Across Keegan’s works, she analyzes how misogyny manifests in both individuals and institutions like religion. While So Late in the Day does not focus as incisively on a distinct historical or political context, the Irish social environment nevertheless influences the narrative and its critique of patriarchal culture. For example, Sabine argues that although there are social and political changes underway in Ireland, “a good half of men” still want women “to shut up and give [them] what [they] want” (34); this critique is directed at the sexist and entitled Cathal. Sabine’s argument echoes broader leftward shifts in the country, including the legalization of divorce, marriage equality, and abortion (in that order). While the Catholic Church still possesses power in schools and other institutions, its presence in Irish society has diminished considerably (Sheehan, Jack. “It’s time to read Claire Keegan, one of Ireland’s best writers.” The Washington Post, 2 Dec. 2023).

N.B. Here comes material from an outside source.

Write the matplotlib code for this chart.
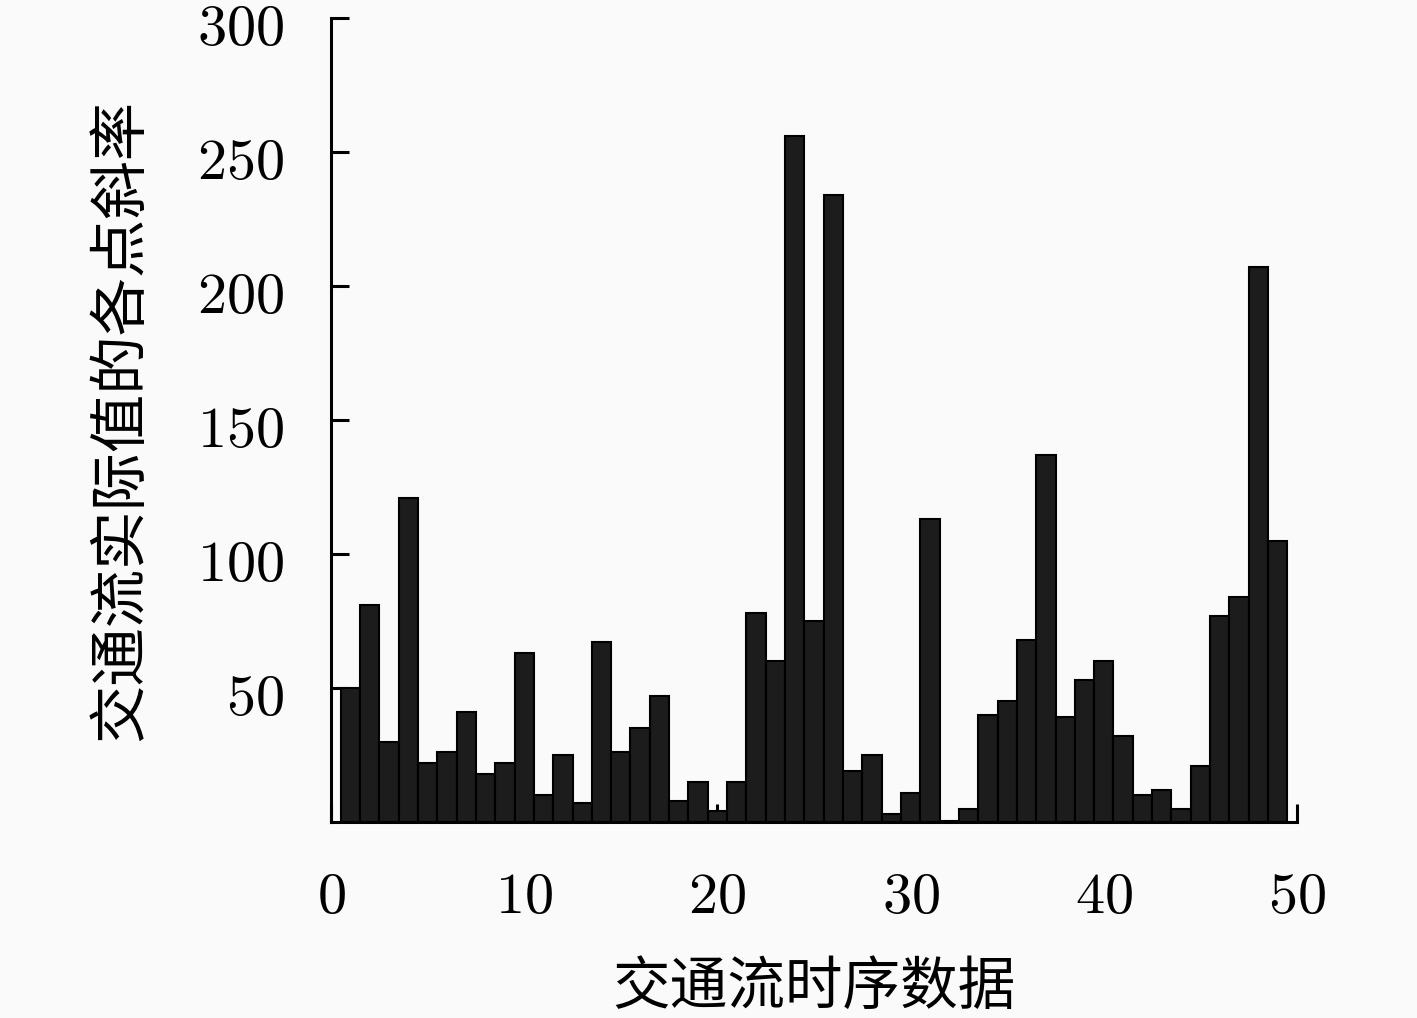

So Late in the Day charts this misogyny through the subtle and overt actions of the collected stories’ men and their interactions with women; each story puts a persistent sense of chauvinism on display, which includes a deep-seated sense of entitlement and violent rage the men embody and inflict upon women. The collection’s focus on complex gender relations is evident in the novel’s subtitle. Additionally, when the title story was published in France in 2023, it was called “Misogynie” (Corrigan, Maureen. “Claire Keegan’s ‘stories of women and men’ explore what goes wrong between them.” NPR, 13 Nov. 2023). This naming, coupled with the collected stories’ content, underscores Keegan’s characteristic examination of misogyny. In the work, she positions the violent and subtle patriarchal norms its male characters uphold as an individual yet universal conflict with which its female characters must contend.